Data shown ::
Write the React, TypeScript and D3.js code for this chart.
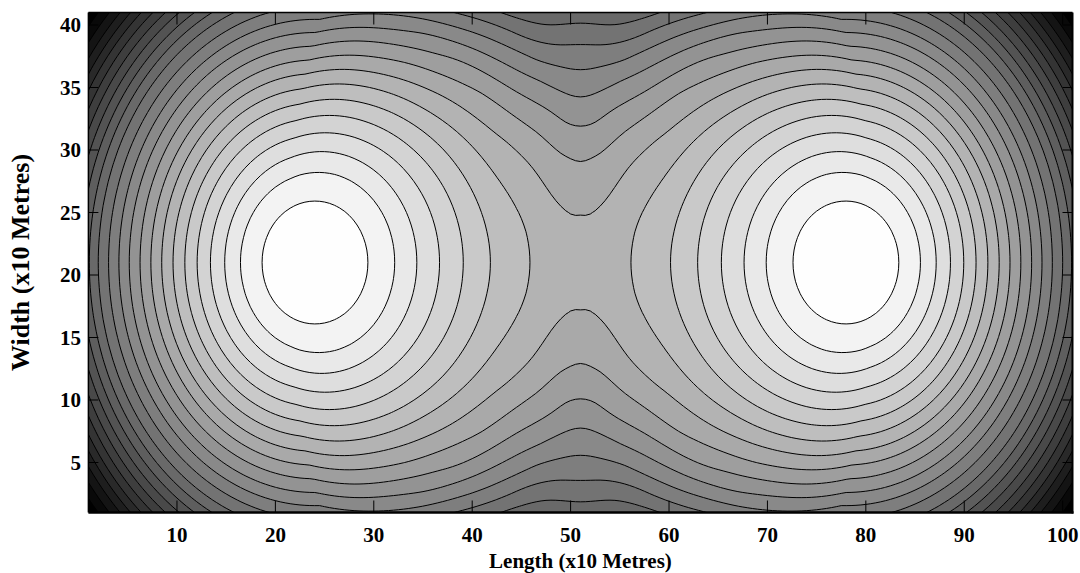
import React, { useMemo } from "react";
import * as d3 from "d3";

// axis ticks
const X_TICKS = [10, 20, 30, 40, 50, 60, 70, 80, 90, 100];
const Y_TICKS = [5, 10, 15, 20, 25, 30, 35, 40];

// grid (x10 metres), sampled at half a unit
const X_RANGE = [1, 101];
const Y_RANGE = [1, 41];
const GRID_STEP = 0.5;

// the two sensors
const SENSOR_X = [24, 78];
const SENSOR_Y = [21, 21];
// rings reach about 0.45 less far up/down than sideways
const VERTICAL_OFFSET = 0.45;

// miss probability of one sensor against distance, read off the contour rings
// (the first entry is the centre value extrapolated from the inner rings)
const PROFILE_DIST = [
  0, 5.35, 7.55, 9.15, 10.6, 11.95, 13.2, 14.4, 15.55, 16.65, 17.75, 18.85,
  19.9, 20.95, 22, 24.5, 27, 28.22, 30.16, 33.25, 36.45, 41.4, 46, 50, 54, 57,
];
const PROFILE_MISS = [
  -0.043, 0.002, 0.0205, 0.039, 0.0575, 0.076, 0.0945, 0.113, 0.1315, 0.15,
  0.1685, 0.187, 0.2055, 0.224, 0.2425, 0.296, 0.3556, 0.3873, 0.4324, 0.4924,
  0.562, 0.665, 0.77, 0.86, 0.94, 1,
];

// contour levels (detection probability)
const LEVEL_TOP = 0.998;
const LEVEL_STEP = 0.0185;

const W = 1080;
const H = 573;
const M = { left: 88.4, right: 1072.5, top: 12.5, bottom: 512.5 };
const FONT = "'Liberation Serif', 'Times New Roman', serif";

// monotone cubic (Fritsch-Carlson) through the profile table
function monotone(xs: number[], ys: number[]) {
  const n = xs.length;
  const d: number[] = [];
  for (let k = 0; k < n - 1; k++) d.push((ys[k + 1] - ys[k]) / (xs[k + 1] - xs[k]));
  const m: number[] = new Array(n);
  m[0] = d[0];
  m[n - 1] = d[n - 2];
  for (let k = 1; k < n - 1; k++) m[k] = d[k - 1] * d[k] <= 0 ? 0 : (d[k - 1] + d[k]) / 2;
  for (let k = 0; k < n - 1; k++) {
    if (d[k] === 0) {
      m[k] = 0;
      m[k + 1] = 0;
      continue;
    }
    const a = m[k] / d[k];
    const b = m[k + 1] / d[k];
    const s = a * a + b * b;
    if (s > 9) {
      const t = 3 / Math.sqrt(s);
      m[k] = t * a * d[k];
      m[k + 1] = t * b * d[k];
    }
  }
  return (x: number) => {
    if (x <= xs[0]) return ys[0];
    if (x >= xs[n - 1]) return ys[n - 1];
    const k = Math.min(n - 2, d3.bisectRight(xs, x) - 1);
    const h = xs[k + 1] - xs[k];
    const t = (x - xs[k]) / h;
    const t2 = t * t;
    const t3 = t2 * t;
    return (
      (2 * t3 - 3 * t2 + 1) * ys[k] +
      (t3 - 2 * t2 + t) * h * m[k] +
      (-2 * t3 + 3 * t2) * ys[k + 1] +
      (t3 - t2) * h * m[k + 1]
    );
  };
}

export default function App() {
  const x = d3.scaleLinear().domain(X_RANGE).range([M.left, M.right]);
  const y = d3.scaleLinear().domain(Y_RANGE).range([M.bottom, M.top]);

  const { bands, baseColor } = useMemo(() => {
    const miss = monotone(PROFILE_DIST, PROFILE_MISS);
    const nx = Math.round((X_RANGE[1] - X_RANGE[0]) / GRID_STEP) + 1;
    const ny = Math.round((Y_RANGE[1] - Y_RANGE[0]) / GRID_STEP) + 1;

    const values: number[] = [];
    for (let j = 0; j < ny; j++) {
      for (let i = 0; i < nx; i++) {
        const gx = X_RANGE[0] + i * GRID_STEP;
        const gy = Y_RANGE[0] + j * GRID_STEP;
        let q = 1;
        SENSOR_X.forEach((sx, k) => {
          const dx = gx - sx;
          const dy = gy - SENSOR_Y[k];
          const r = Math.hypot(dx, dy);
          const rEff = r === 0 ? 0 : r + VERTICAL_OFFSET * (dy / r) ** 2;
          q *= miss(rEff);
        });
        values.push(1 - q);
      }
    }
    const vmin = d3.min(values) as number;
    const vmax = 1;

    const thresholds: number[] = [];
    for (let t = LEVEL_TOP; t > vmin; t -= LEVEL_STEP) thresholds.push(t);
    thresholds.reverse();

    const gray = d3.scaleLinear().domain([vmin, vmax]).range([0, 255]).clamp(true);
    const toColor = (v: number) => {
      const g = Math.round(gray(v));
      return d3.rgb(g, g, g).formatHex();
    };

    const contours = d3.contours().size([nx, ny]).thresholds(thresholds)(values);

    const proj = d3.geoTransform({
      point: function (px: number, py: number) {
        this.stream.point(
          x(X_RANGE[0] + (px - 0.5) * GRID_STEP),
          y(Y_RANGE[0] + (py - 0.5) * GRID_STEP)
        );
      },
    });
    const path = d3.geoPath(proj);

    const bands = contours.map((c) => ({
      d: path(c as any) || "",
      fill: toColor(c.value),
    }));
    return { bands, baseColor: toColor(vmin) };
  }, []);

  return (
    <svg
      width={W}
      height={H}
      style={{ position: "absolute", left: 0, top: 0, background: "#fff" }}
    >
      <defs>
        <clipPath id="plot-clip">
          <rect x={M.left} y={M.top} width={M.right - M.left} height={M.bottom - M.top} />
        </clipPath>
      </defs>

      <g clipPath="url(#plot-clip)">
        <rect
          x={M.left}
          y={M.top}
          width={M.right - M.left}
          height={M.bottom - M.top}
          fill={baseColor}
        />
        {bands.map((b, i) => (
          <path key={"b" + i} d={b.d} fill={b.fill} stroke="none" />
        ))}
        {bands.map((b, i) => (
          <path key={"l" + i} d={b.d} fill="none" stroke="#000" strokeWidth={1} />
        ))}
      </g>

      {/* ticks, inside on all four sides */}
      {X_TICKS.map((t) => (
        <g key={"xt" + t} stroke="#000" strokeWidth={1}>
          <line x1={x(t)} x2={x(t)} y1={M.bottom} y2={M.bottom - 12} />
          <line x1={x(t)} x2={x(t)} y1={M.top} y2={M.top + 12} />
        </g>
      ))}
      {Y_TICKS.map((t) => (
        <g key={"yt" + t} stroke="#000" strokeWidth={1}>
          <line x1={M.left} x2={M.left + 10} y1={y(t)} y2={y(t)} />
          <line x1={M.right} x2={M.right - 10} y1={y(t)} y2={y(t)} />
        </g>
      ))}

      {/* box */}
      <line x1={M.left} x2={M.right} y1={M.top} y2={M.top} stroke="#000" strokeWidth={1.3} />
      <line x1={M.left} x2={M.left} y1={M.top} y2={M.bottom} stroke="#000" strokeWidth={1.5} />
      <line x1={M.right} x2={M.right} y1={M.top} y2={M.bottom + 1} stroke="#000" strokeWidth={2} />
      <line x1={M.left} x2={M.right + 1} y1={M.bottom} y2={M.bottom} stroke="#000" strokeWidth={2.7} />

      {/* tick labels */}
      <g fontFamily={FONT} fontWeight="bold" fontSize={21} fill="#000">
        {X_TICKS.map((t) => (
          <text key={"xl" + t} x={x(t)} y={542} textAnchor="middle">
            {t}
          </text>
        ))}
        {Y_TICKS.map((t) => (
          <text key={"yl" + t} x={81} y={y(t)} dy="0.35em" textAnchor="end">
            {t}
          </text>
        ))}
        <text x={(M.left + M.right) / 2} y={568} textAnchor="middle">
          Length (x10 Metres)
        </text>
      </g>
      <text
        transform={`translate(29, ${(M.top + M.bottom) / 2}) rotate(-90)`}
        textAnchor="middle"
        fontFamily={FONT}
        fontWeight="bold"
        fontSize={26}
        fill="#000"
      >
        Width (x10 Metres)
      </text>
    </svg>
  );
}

What the task asks :: Count the lines above that contain the word "React", and reply with only that number.

The completed task :: 2